» **Your task**: Print the entries below exactly as they appear, from the first line up to and including the line with "var chart = echarts.init(dom);". Do not print any pictures.

Source code of charts
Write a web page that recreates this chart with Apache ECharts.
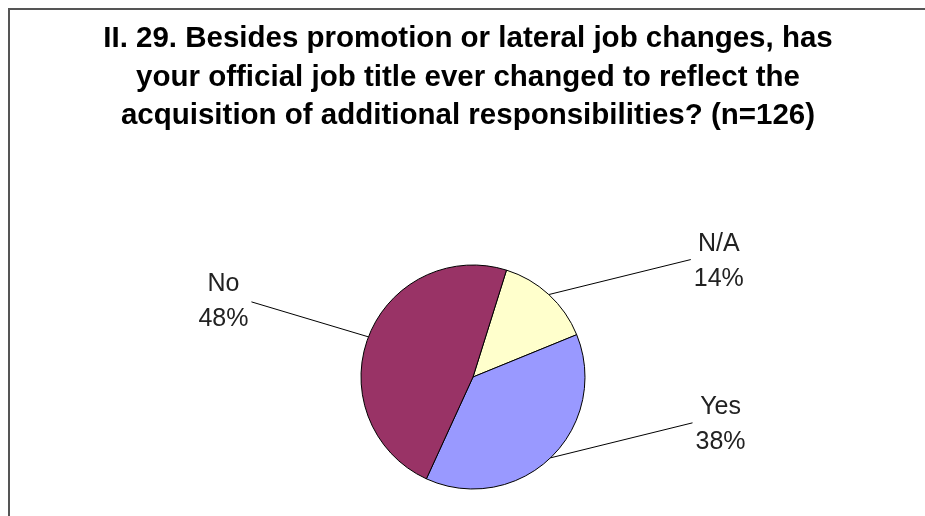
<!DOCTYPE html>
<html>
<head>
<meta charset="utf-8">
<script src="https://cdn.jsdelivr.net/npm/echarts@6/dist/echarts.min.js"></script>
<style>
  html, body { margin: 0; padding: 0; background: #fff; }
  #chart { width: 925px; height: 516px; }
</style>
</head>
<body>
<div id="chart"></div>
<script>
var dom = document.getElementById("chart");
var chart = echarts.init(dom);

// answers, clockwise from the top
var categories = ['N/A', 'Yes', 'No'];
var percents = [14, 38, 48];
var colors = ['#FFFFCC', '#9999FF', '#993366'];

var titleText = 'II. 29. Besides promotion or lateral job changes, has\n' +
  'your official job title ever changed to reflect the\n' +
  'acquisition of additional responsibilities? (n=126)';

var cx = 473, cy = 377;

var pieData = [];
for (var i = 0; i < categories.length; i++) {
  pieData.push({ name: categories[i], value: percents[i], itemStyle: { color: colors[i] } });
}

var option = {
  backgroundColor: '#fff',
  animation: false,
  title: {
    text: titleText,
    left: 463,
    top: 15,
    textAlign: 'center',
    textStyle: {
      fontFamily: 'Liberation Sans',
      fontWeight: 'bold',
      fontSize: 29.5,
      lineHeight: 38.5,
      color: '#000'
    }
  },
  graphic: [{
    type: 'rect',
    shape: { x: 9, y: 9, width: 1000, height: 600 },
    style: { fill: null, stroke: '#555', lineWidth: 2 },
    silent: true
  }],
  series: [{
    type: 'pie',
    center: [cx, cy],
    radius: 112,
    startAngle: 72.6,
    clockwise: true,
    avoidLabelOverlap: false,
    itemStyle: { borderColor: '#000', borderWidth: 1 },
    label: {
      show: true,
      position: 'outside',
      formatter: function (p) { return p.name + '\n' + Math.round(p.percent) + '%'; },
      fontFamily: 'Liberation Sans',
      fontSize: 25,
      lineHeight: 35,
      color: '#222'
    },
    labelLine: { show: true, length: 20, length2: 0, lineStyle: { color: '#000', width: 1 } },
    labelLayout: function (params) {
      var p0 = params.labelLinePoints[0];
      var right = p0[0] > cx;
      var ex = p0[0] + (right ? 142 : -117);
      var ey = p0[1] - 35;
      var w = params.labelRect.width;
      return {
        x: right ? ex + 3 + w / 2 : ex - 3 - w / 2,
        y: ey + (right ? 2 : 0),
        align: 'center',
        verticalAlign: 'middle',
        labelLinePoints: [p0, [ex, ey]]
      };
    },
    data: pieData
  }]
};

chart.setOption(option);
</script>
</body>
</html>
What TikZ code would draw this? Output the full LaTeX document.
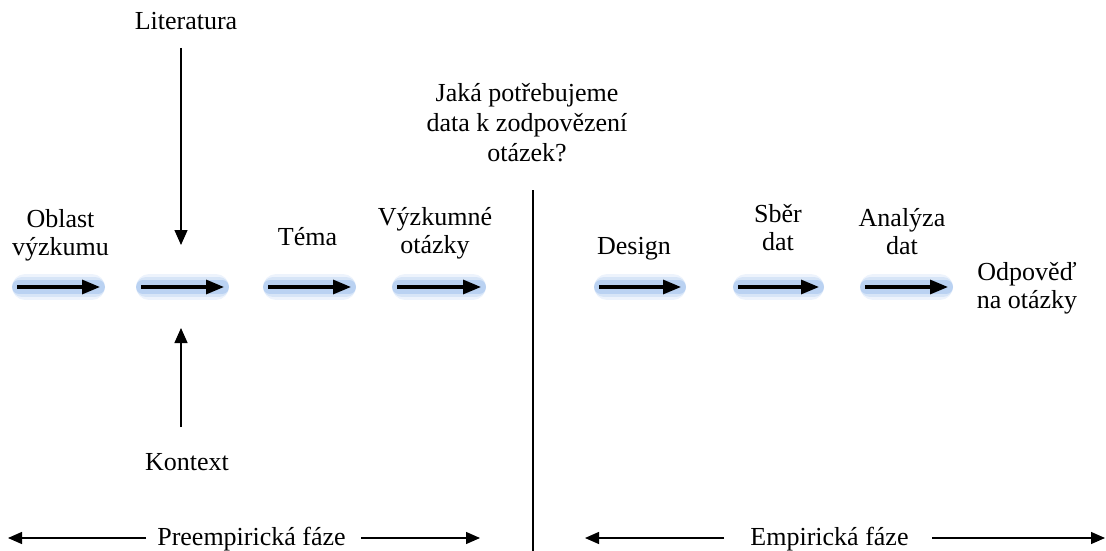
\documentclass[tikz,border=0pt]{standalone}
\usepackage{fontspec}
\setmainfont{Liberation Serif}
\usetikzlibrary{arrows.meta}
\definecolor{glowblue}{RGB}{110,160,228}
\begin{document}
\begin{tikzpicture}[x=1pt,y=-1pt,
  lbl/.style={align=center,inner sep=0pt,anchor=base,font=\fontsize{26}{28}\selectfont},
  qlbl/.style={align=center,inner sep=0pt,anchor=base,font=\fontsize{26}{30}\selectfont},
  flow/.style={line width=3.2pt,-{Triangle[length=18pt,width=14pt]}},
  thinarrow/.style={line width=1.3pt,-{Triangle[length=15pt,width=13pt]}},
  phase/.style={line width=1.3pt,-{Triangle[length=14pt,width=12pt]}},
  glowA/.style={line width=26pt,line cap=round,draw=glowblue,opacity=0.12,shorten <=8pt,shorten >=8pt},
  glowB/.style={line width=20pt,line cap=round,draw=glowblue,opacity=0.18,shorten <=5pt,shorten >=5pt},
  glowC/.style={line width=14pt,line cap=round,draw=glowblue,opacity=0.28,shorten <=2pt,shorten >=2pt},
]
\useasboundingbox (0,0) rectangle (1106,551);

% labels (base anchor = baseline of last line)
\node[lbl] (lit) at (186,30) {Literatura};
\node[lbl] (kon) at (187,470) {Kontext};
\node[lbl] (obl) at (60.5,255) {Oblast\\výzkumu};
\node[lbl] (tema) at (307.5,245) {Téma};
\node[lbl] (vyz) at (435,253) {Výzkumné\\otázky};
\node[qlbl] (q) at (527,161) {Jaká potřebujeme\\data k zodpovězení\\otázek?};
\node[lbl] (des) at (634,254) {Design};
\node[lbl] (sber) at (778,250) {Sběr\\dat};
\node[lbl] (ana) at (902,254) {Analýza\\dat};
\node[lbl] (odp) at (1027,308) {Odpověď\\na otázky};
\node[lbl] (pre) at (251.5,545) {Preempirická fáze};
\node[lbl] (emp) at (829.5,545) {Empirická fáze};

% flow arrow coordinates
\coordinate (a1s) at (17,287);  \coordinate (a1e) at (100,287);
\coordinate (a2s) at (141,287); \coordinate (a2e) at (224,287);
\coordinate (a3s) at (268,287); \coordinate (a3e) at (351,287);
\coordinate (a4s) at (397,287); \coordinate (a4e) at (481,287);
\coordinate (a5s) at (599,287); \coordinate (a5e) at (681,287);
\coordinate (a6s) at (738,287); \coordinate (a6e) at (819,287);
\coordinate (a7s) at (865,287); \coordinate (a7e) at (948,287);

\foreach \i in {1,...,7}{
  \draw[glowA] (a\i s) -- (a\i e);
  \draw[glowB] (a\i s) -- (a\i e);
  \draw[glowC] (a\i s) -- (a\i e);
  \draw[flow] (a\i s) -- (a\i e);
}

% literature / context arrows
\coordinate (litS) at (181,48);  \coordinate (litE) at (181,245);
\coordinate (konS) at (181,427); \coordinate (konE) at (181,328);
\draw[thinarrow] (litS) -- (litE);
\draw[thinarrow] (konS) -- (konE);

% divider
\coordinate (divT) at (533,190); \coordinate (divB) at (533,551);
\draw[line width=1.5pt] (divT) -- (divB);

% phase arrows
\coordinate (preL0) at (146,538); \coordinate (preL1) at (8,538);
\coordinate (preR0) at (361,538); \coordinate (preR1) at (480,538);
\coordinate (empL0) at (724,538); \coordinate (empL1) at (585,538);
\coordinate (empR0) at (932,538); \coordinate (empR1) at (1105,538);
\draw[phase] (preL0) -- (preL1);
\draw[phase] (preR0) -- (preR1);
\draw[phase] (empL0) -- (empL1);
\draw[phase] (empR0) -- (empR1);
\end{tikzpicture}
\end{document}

» **Completed task**:
Write a web page that recreates this chart with Apache ECharts.
<!DOCTYPE html>
<html>
<head>
<meta charset="utf-8">
<script src="https://cdn.jsdelivr.net/npm/echarts@6/dist/echarts.min.js"></script>
<style>
  html, body { margin: 0; padding: 0; background: #fff; }
  #chart { width: 925px; height: 516px; }
</style>
</head>
<body>
<div id="chart"></div>
<script>
var dom = document.getElementById("chart");
var chart = echarts.init(dom);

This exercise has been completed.